◆ Exercise details ◆
Collect each line holding the string "this".
-- The data start --
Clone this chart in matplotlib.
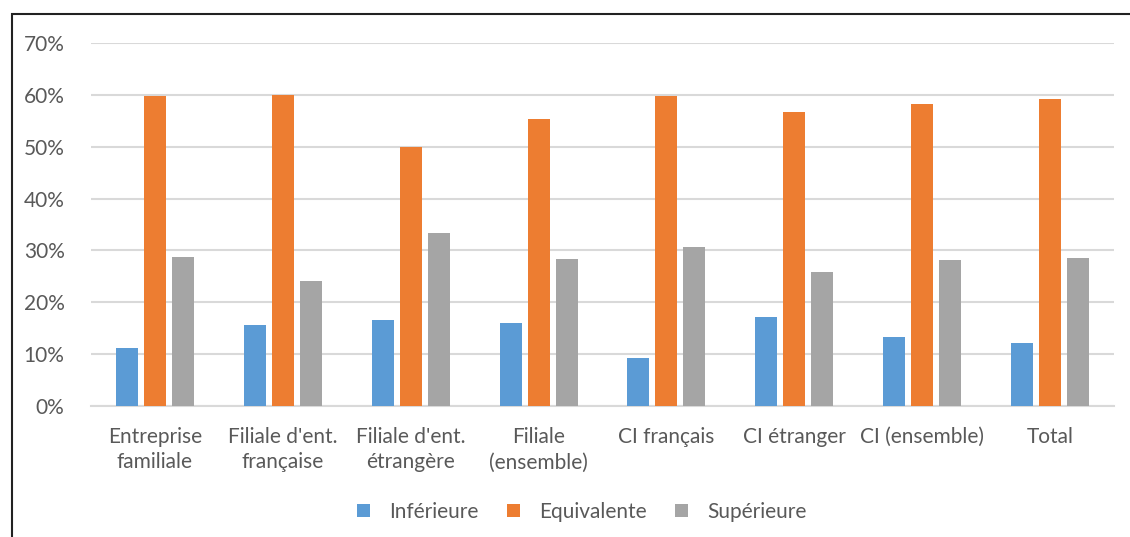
-- The data end --
-- The data start --
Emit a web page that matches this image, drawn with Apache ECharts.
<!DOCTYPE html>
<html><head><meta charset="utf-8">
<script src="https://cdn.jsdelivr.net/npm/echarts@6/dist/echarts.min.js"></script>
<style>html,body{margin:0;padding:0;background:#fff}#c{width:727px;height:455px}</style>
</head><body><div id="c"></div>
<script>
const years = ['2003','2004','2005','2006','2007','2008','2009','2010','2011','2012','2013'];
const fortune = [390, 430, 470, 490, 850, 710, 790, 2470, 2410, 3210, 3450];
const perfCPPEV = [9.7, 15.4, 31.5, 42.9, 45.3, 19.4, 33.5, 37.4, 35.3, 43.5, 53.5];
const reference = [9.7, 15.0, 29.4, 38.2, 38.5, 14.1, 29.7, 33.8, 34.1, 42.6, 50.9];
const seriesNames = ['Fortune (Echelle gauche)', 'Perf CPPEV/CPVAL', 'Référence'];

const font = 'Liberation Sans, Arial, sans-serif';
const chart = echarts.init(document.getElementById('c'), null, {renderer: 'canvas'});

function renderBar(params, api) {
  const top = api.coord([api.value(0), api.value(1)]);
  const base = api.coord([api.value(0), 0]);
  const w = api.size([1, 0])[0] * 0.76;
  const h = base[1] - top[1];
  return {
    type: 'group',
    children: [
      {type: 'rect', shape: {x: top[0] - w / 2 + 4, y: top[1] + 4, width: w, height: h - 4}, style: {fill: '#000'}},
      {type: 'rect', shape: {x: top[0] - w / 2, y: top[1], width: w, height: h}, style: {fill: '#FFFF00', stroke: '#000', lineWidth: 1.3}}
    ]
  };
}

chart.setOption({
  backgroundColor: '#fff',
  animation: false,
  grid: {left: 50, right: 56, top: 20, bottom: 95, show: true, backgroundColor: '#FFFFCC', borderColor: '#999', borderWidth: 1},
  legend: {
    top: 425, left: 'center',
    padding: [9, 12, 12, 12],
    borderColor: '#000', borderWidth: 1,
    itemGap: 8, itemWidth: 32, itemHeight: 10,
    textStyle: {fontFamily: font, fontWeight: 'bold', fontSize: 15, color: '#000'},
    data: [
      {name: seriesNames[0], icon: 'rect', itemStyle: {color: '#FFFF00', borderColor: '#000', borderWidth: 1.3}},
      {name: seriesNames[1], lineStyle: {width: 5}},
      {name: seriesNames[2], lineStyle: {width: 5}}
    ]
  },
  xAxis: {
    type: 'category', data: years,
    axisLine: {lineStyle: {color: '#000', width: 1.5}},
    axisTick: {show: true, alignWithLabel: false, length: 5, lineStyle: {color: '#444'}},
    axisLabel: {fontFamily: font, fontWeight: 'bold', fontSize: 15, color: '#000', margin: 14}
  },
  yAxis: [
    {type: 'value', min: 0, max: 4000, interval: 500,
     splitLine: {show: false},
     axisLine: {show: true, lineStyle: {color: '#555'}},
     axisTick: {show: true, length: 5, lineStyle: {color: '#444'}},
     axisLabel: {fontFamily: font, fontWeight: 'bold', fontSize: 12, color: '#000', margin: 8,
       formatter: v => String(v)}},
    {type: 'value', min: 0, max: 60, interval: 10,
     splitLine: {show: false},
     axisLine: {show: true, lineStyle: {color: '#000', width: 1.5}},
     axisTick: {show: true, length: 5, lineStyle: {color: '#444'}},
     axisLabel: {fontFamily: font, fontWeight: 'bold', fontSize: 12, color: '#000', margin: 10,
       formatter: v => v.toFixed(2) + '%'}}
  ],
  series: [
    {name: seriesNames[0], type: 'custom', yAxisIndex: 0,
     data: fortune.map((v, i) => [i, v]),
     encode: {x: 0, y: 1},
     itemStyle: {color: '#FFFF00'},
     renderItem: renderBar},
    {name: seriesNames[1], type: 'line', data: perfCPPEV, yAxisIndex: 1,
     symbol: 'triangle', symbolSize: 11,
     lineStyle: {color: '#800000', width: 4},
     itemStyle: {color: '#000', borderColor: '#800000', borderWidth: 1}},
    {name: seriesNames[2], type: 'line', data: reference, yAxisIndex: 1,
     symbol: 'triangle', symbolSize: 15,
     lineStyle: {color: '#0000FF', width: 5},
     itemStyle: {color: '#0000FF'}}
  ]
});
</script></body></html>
-- The data end --
◆ Exercise answer ◆
Clone this chart in matplotlib.
Emit a web page that matches this image, drawn with Apache ECharts.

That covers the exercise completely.